- Homebuyers are increasingly making offers on multiple properties at the same time, according to Redfin.
- The tactic may or may not make sense for buyers, depending on the market and whom you ask.
The bidding wars convulsing many real estate markets are reportedly driving more homebuyers to adopt a somewhat cynical tactic: making offers on multiple homes at once.
Is the tactic kosher?
Some agents shake their heads vigorously, condemning the practice as unethical and counterproductive. But others say casting multiple bobbers can be necessary. The tactic’s viability also may vary by market.
The biggest challenge for buyers
Just over half of respondents cited multiple offers as the biggest obstacle for buyers. That’s up from 40 percent three months ago, when low housing inventory was cited most often.

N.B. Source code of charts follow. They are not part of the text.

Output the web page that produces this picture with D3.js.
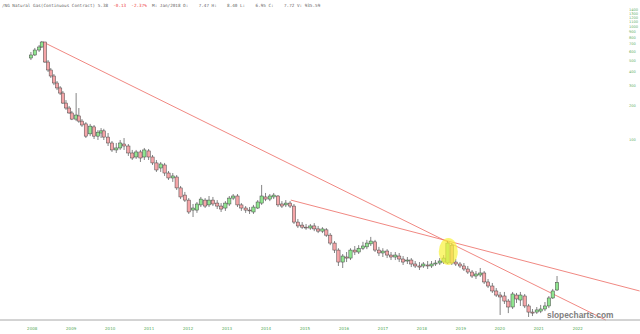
<!DOCTYPE html>
<html><head><meta charset="utf-8">
<script src="https://cdn.jsdelivr.net/npm/d3@7/dist/d3.min.js"></script>
<style>html,body{margin:0;padding:0;background:#fff;}svg{display:block;}</style>
</head><body>
<svg id="c" width="640" height="334"></svg>
<script>
// ---- data ----
const dates = [2007.98,2008.08,2008.19,2008.26,2008.34,2008.42,2008.49,2008.57,2008.65,2008.73,2008.80,2008.88,2008.96,2009.03,2009.14,2009.21,2009.29,2009.39,2009.50,2009.60,2009.70,2009.78,2009.85,
2009.96,2010.06,2010.17,2010.27,2010.37,2010.48,2010.58,2010.68,2010.79,2010.89,2011.00,2011.10,2011.20,2011.31,2011.41,2011.51,2011.62,2011.72,2011.82,2011.93,
2012.03,2012.14,2012.24,2012.34,2012.45,2012.55,2012.65,2012.76,2012.86,2012.97,2013.07,2013.17,2013.28,2013.38,2013.49,2013.59,2013.69,2013.80,2013.90,
2014.00,2014.11,2014.21,2014.32,2014.42,2014.52,2014.63,2014.73,2014.83,2014.94,2015.04,2015.15,2015.25,2015.35,2015.46,2015.56,2015.66,2015.77,2015.87,2015.98,
2016.08,2016.18,2016.29,2016.39,2016.50,2016.60,2016.70,2016.81,2016.91,2017.01,2017.12,2017.22,2017.33,2017.43,2017.53,2017.64,2017.74,2017.84,2017.95,
2018.05,2018.16,2018.26,2018.36,2018.47,2018.57,2018.67,2018.78,2018.88,2018.99,2019.09,2019.19,2019.30,2019.40,2019.51,2019.61,2019.71,2019.82,2019.92,
2020.02,2020.13,2020.23,2020.34,2020.44,2020.54,2020.65,2020.75,2020.85,2020.96,2021.06,2021.17,2021.27,2021.37,2021.48];
const opens = [521,554,613,652,722,480,408,361,313,283,255,208,188,170,150,160,144,136,111,128,106,113,118,
104,92.2,80.0,83.3,90.3,86.7,75.2,69.3,76.8,69.3,78.4,69.3,61.4,55.4,58.9,50.0,45.2,46.1,36.9,31.9,
28.8,23.5,23.5,26.1,28.8,26.1,28.8,27.1,25.5,24.5,26.6,30.0,31.3,26.1,24.5,23.5,22.6,24.5,27.1,
30.7,29.4,30.7,31.3,26.6,26.1,27.1,25.5,18.4,17.3,16.6,16.3,17.0,16.0,15.3,15.7,14.1,12.0,10.4,
8.15,9.03,8.84,10.4,10.0,10.8,11.1,11.8,12.3,10.4,9.80,10.2,9.40,9.03,9.21,8.67,8.32,8.49,7.83,
7.52,7.52,7.67,7.52,7.83,7.99,8.15,7.99,11.5,8.15,7.83,7.52,7.07,6.65,6.13,6.26,6.52,5.43,
5.00,4.52,4.16,4.08,3.68,3.26,4.16,3.76,4.08,3.33,2.94,2.94,3.00,3.13,3.33,3.92,4.61];
const highs = [589,639,679,737,722,500,425,376,326,294,266,221,196,177,255,188,150,141,136,133,120,125,123,
113,96.0,92.2,98,102,90.3,80.0,80.0,80.0,83.3,81.6,72.2,65.2,62.6,61.4,52.1,50.0,48.0,38.4,34.0,
30.0,26.6,27.7,30.7,30.0,31.3,30.7,28.8,27.1,28.2,31.3,32.6,32.6,27.1,25.5,25.0,26.1,28.8,39.2,
33.3,32.6,33.3,31.9,28.2,28.8,28.2,26.6,19.6,18.4,17.7,17.7,18.0,17.0,16.6,16.3,14.7,12.5,10.8,
9.60,10.0,10.8,11.3,11.5,12.3,12.8,13.6,12.8,11.1,10.8,10.6,10.0,10.0,9.80,9.21,9.03,8.84,8.32,
8.15,8.15,8.32,8.32,8.49,8.84,9.40,12.5,12.0,8.67,8.15,7.99,7.52,6.93,6.79,7.22,6.79,5.77,
5.32,4.80,4.43,4.43,3.84,4.43,4.34,4.43,4.25,3.47,3.13,3.26,3.40,3.61,4.08,4.71,6.13];
const lows = [500,543,589,639,471,392,347,300,271,245,204,181,167,147,144,139,128,102,106,100,98,102,98,
86.7,76.8,75.2,80.0,80.0,70.8,65.2,66.6,62.6,65.2,65.2,58.9,51.1,51.1,47.1,43.4,41.7,35.4,29.4,27.7,
21.7,20.4,22.2,25.0,24.5,25.0,25.5,24.0,22.6,23.1,25.5,28.8,25.0,23.1,22.2,21.7,21.7,24.0,26.1,
28.2,28.2,29.4,25.0,24.5,25.0,24.5,17.7,16.3,16.0,15.7,15.7,15.3,14.7,14.7,13.6,11.5,9.80,7.52,
7.22,8.15,8.49,9.40,9.60,10.4,10.6,11.3,10.0,9.21,9.03,8.84,8.49,8.49,8.15,7.67,7.83,7.36,7.22,
6.93,7.22,7.07,7.22,7.52,7.67,7.83,7.83,7.67,7.52,7.22,6.79,6.39,5.89,5.77,6.01,5.21,4.80,
4.34,4.00,2.77,3.47,2.88,3.13,3.54,3.33,3.19,2.66,2.71,2.83,2.88,3.00,3.19,3.84,4.52];
const closes = [554,613,652,722,480,408,361,313,283,255,208,188,170,150,163,144,133,106,130,106,115,118,104,
92.2,80.0,83.3,92.2,86.7,75.2,67.9,76.8,67.9,80.0,69.3,61.4,53.2,60.1,50.0,45.2,47.1,36.9,30.7,28.8,
22.6,24.5,26.6,29.4,25.5,28.8,26.6,25.5,24.0,27.1,30.0,31.3,26.1,24.5,23.5,23.1,25.0,27.7,31.3,
29.4,31.3,31.9,26.1,25.5,27.1,25.5,18.4,17.0,16.6,16.3,17.0,16.0,15.3,16.0,14.1,12.0,10.4,8.15,
9.21,8.84,10.4,10.0,10.8,11.3,12.0,12.5,10.4,9.80,10.2,9.40,9.03,9.40,8.67,8.15,8.49,7.83,7.52,
7.36,7.83,7.52,7.83,7.99,8.32,8.84,12.0,7.99,7.83,7.52,7.07,6.65,6.13,6.39,6.52,5.43,5.00,
4.52,4.16,4.00,3.68,3.26,4.25,3.84,4.16,3.33,2.94,2.88,3.07,3.13,3.33,3.92,4.52,5.38];

const yearTicks = [2008,2009,2010,2011,2012,2013,2014,2015,2016,2017,2018,2019,2020,2021,2022];
const priceTicks = [100,200,300,400,500,600,700,800,900,1000,1100,1200,1300,1400];
// trendlines: [date, value] start and end
const trendA = [[2008.29, 722], [2022.73, 2.5]];
const trendB = [[2014.65, 28.8], [2023.60, 4.52]];
const highlight = [2018.69, 10.1];
const titleMain = "/NG Natural Gas(Continuous Contract) 5.38";
const titleChange = "  -0.13  -2.37%";
const titleBar = "  M: Jan/2018 O:    7.47 H:    8.40 L:    6.95 C:    7.72 V: 935.59";

// ---- chart ----
const svg = d3.select("#c");
svg.append("rect").attr("width",640).attr("height",334).attr("fill","#fff");

const x = d3.scaleLinear().domain([2008, 2022]).range([31.7, 577.3]);
const y = d3.scaleLog().domain([1, 1000]).range([365, 26]);

const candles = dates.map((d,i)=>({d, o:opens[i], h:highs[i], l:lows[i], c:closes[i]}));
const cw = 3.3;

// trendlines
const line = d3.line().x(p=>x(p[0])).y(p=>y(p[1]));
[trendA, trendB].forEach(t=>{
  svg.append("path").attr("d", line(t)).attr("fill","none")
    .attr("stroke","#ec6a62").attr("stroke-width",0.8);
});

const g = svg.append("g");
g.selectAll("line.wick").data(candles).join("line")
  .attr("x1", d=>x(d.d)).attr("x2", d=>x(d.d))
  .attr("y1", d=>y(d.h)).attr("y2", d=>y(d.l))
  .attr("stroke","#333").attr("stroke-width",0.6);
g.selectAll("rect.body").data(candles).join("rect")
  .attr("x", d=>x(d.d)-cw/2)
  .attr("y", d=>y(Math.max(d.o,d.c)))
  .attr("width", cw)
  .attr("height", d=>Math.max(0.8, Math.abs(y(d.o)-y(d.c))))
  .attr("fill", d=>d.c>=d.o ? "#8fe58f" : "#f5a5a8")
  .attr("stroke","#444").attr("stroke-width",0.5);

// highlight
svg.append("ellipse").attr("cx", x(highlight[0])).attr("cy", y(highlight[1]))
  .attr("rx", 9.5).attr("ry", 13.5).attr("fill","#f8f23a").attr("opacity",0.7);

// x axis
svg.append("line").attr("x1",0).attr("x2",640).attr("y1",320).attr("y2",320)
  .attr("stroke","#a8a8a8").attr("stroke-width",1);
const xa = svg.append("g").attr("transform","translate(0,324)")
  .call(d3.axisBottom(x).tickValues(yearTicks).tickSize(0).tickFormat(d3.format("d")));
xa.select(".domain").remove();
xa.selectAll("text").attr("fill","#55aa55").attr("font-size","4px")
  .attr("font-family","DejaVu Sans, sans-serif").attr("dy","0.71em");

// y axis (right)
const ya = svg.append("g").attr("transform","translate(628,0)")
  .call(d3.axisRight(y).tickValues(priceTicks).tickSize(0).tickFormat(d3.format("d")));
ya.select(".domain").remove();
ya.selectAll("text").attr("fill","#66b066").attr("font-size","3.6px")
  .attr("font-family","DejaVu Sans, sans-serif").attr("x",1);

// title
const t = svg.append("text").attr("x",2).attr("y",6.5)
  .attr("font-family","DejaVu Sans Mono, monospace").attr("font-size","4.3px")
  .style("white-space","pre").attr("fill","#666");
t.append("tspan").text(titleMain);
t.append("tspan").attr("fill","#ee4444").text(titleChange);
t.append("tspan").text(titleBar);

// watermark
svg.append("text").attr("x",547).attr("y",317.5)
  .attr("font-family","Liberation Sans, Arial, sans-serif").attr("font-weight","bold")
  .attr("font-size","8.4px").attr("fill","#808080")
  .text("slopecharts.com");
</script>
</body></html>
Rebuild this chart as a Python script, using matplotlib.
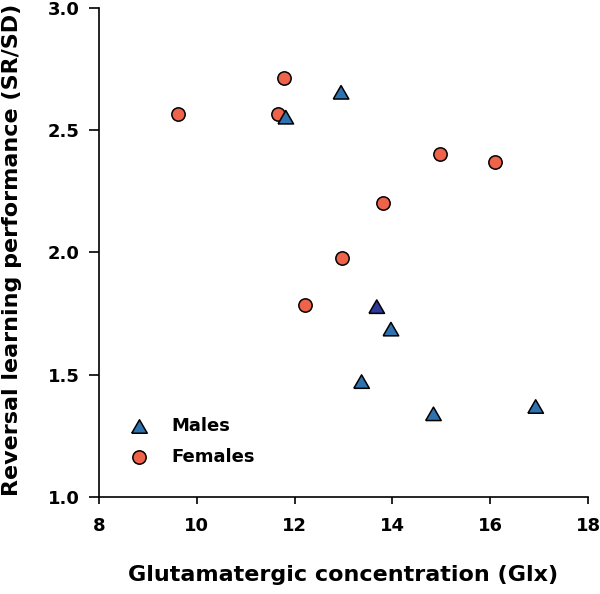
import matplotlib
matplotlib.use("Agg")
import matplotlib.pyplot as plt

plt.rcParams["font.family"] = ["DejaVu Sans"]
plt.rcParams["font.weight"] = "bold"

# Glx concentration vs reversal learning performance
male_x = [11.82, 12.95, 13.68, 13.97, 13.37, 14.84, 16.93]
male_y = [2.554, 2.656, 1.778, 1.686, 1.471, 1.339, 1.369]
male_colors = ["#2F72B0", "#2F72B0", "#2E3A99", "#2F72B0", "#2F72B0", "#2F72B0", "#2F72B0"]

female_x = [9.61, 11.78, 11.67, 14.97, 16.09, 13.81, 12.97, 12.21]
female_y = [2.567, 2.716, 2.567, 2.405, 2.372, 2.204, 1.976, 1.785]

x_ticks = [8, 10, 12, 14, 16, 18]
y_ticks = [1.0, 1.5, 2.0, 2.5, 3.0]

# wide, flat triangle (bbox centred)
tri = [(-1, -0.866), (1, -0.866), (0, 0.866), (-1, -0.866)]

fig = plt.figure(figsize=(6.0, 5.94), dpi=100)
ax = fig.add_axes([0.165, 0.164, 0.815, 0.822])

ax.scatter(female_x, female_y, s=92, marker="o", color="#EE6349",
           edgecolor="black", linewidth=1.1, zorder=3, label="Females")
ax.scatter(male_x, male_y, s=125, marker=tri, color=male_colors,
           edgecolor="black", linewidth=1.1, zorder=4, label="Males")

ax.set_xlim(8, 18)
ax.set_ylim(1.0, 3.0)
ax.set_xticks(x_ticks)
ax.set_yticks(y_ticks)
ax.set_yticklabels([f"{v:.1f}" for v in y_ticks])
ax.tick_params(axis="y", direction="out", length=7, width=1.2, labelsize=13, pad=7)
ax.tick_params(axis="x", direction="out", length=5, width=1.2, labelsize=13, pad=10)
for lab in ax.get_xticklabels() + ax.get_yticklabels():
    lab.set_fontweight("bold")

for side in ["top", "right"]:
    ax.spines[side].set_visible(False)
for side in ["left", "bottom"]:
    ax.spines[side].set_linewidth(1.2)

ax.set_xlabel("Glutamatergic concentration (Glx)", fontsize=16, fontweight="bold")
ax.set_ylabel("Reversal learning performance (SR/SD)", fontsize=16, fontweight="bold")
ax.xaxis.set_label_coords(0.5, -0.14)
ax.yaxis.set_label_coords(-0.158, 0.505)

handles, labels = ax.get_legend_handles_labels()
leg = ax.legend(handles[::-1], labels[::-1], loc="lower left",
                bbox_to_anchor=(0.012, 0.03), frameon=False, fontsize=13,
                handletextpad=0.8, labelspacing=0.72)
for t in leg.get_texts():
    t.set_fontweight("bold")
leg.legend_handles[0].set_facecolor("#2F72B0")

fig.savefig("out.png", dpi=100)
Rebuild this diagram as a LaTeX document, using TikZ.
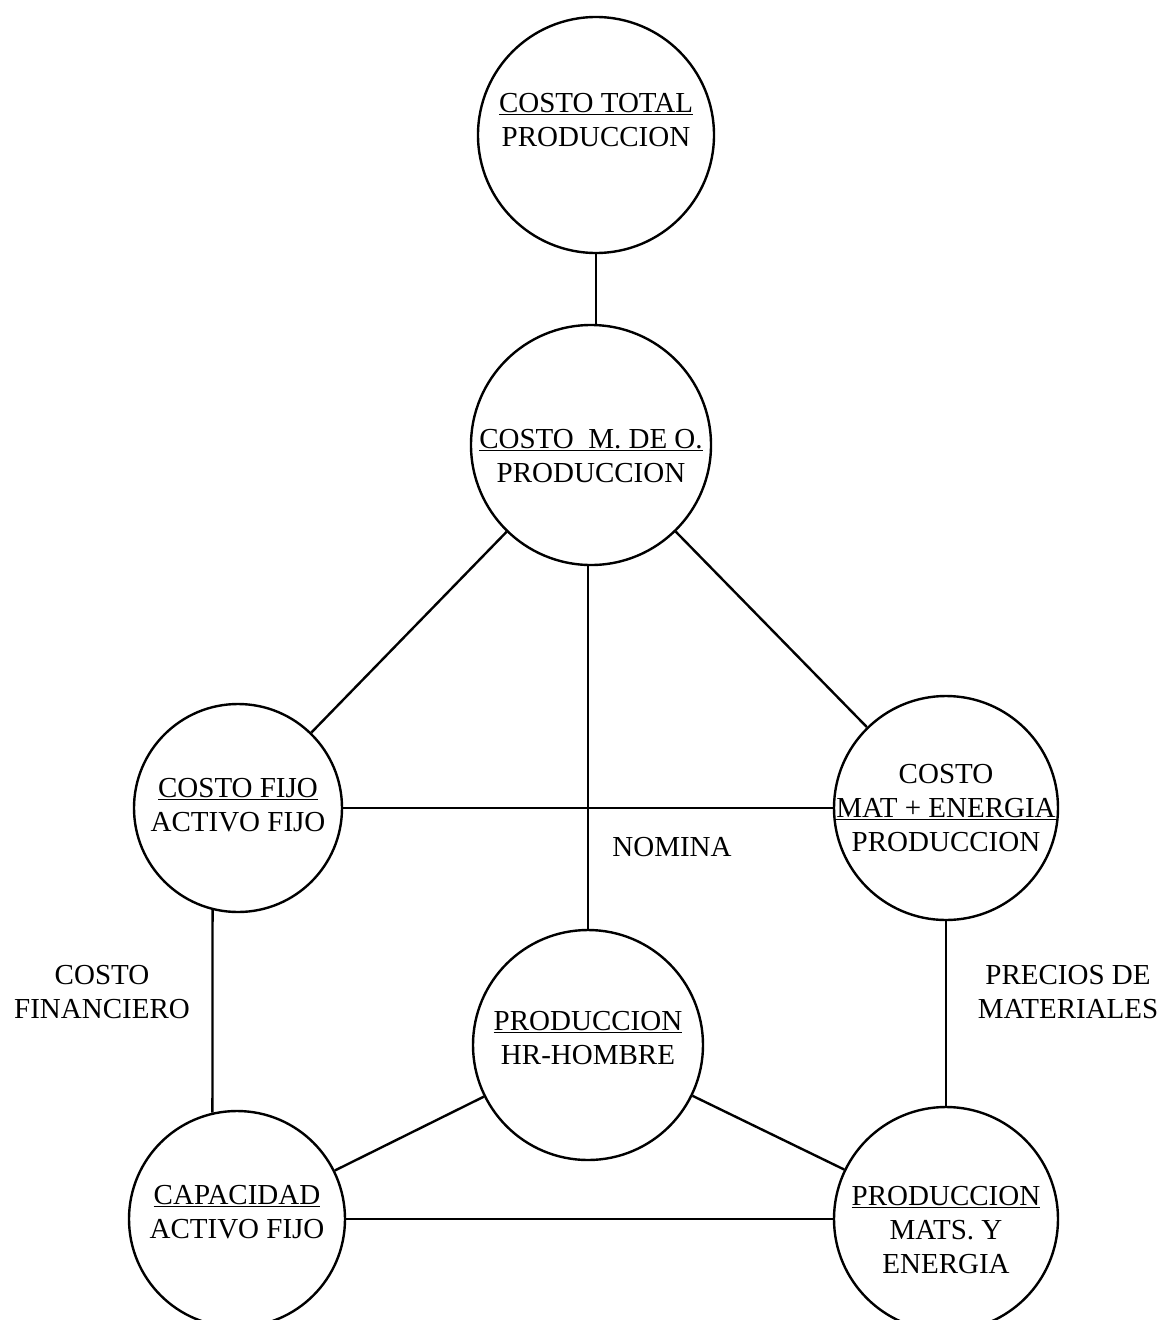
\documentclass[tikz,border=0pt]{standalone}
\usepackage{fontspec}
\setmainfont{Liberation Serif}
\begin{document}
\begin{tikzpicture}[x=1pt,y=-1pt,
  bub/.style={circle,draw,line width=2.4pt,inner sep=0pt},
  txt/.style={align=center,font=\fontsize{29}{34}\selectfont,inner sep=0pt},
  link/.style={line width=2.4pt}]
\useasboundingbox (0,0) rectangle (1173,1320);
\clip (0,0) rectangle (1173,1320);

% circles
\node[bub,minimum size=236pt] (tot) at (596,135) {};
\node[bub,minimum size=240pt] (mdo) at (591,445) {};
\node[bub,minimum size=208pt] (cf)  at (238,808) {};
\node[bub,minimum size=224pt] (mat) at (946,808) {};
\node[bub,minimum size=230pt] (hr)  at (588,1045) {};
\node[bub,minimum size=216pt] (cap) at (237,1219) {};
\node[bub,minimum size=224pt] (pme) at (946,1219) {};

% texts inside the circles
\node[txt] (ttot) at (596,120) {\underline{COSTO TOTAL}\\PRODUCCION};
\node[txt] (tmdo) at (591,456) {\underline{COSTO\ \ M. DE O.}\\PRODUCCION};
\node[txt] (tcf)  at (238,805) {\underline{COSTO FIJO}\\ACTIVO FIJO};
\node[txt] (tmat) at (946,808) {COSTO\\\underline{MAT + ENERGIA}\\PRODUCCION};
\node[txt] (thr)  at (588,1038) {\underline{PRODUCCION}\\HR-HOMBRE};
\node[txt] (tcap) at (237,1212) {\underline{CAPACIDAD}\\ACTIVO FIJO};
\node[txt] (tpme) at (946,1230) {\underline{PRODUCCION}\\MATS. Y\\ENERGIA};

% free labels
\node[txt] (nom) at (672,847) {NOMINA};
\node[txt] (fin) at (102,992) {COSTO\\FINANCIERO};
\node[txt] (pre) at (1068,992) {PRECIOS DE\\MATERIALES};

% connectors
\draw[link] (tot.south) -- (tot.south |- mdo.north);
\draw[link] (mdo) -- (cf);
\draw[link] (mdo) -- (mat);
\draw[link] (mdo.south -| hr.north) -- (hr.north);
\draw[link] (cf) -- (mat);
\draw[link] (cf.256) -- (cap.103);
\draw[link] (mat) -- (pme);
\draw[link] (hr) -- (cap);
\draw[link] (hr) -- (pme);
\draw[link] (cap) -- (pme);
\end{tikzpicture}
\end{document}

The fierce competition has “given rise to an increasing challenge for buyers and sellers alike — buyers strategically making offers on more than one house at a time to increase the probability of getting an offer accepted,” Redfin said in a press release on the survey.
Purchase contracts falling through
The most common reasons why purchase contracts fell through last quarter hints toward the trend.
About four out of 10 agents said “negative or surprising inspection results” were the most common reason, while 25 percent cited “buyers simply changed their mind.”
A mixture of these causes often sink purchase contracts that involve buyers who’ve made offers on multiple homes, said Redfin agent Jeremy Paul in San Diego in a statement.
Those buyers often make offers at prices they can’t afford. The idea is to lock down a home with every intention of negotiating the price down once they can cite imperfections uncovered by a home inspection.
“When the seller won’t budge” when asked to lower the price, “the buyers move on,” Paul said.
Lessons for sellers
The multiple-offer tactic is part of the reason why homesellers should remember that the highest offer isn’t necessarily the best one, according to Redfin.
Sellers and their agents should carefully vet offers to consider factors other than price, including a buyer’s level of commitment to a home and how willing or able they are to close, the brokerage says.
Does it make sense for buyers?
But from the perspective of a buyer, does the tactic make sense?
Depends on whom you ask.
Lee Arnold, a Fallbrook, California-based broker, says “you almost have to” make offers on multiple properties at once in Southern California.
“With little to no inventory, it’s almost imperative that you have back-up plans in case you lose out on your first choice home,” Arnold said. “It’s not so much a strategy as much as it is a necessity to make sure your client gets a house.”
But casting a wider net through multiple offers can also backfire, some agents say.
If two or more offers are accepted, backing out of one might not always be easy, depending on the state.
Tracey Freeman, a Westfield, New Jersey-based agent, says even if canceling an offer is easy, the multiple-offer tactic is still a losing proposition for both agents and buyers.
Buyers who make multiple offers on homes usually aren’t fully committed to purchasing both homes, putting the buyers at risk of making a mistake with the biggest transaction of their lives, she said.
And, at least in Freeman’s market, agents can jeopardize their reputation by representing buyers that make offers on multiple properties at once, she said.
Buyers can also arouse a lender’s suspicion by scattering offers across more than one home, according to Leslie White, a Washington, D.C.-based Redfin agent.
“If your lender knows you are under contract on one home and then gets a call about your preapproval from a listing agent for another home, that will raise red flags and the lender is going to think twice about working with you,” she said.
The best way for a buyer to compete in a frothy market is to prepare offers for multiple homes in advance, and then strategize with an agent about which to submit first, taking into account both preference and any offer deadlines, according to White.
That way, White said, if the first offer is turned down, the buyer can then immediately pull the trigger on another.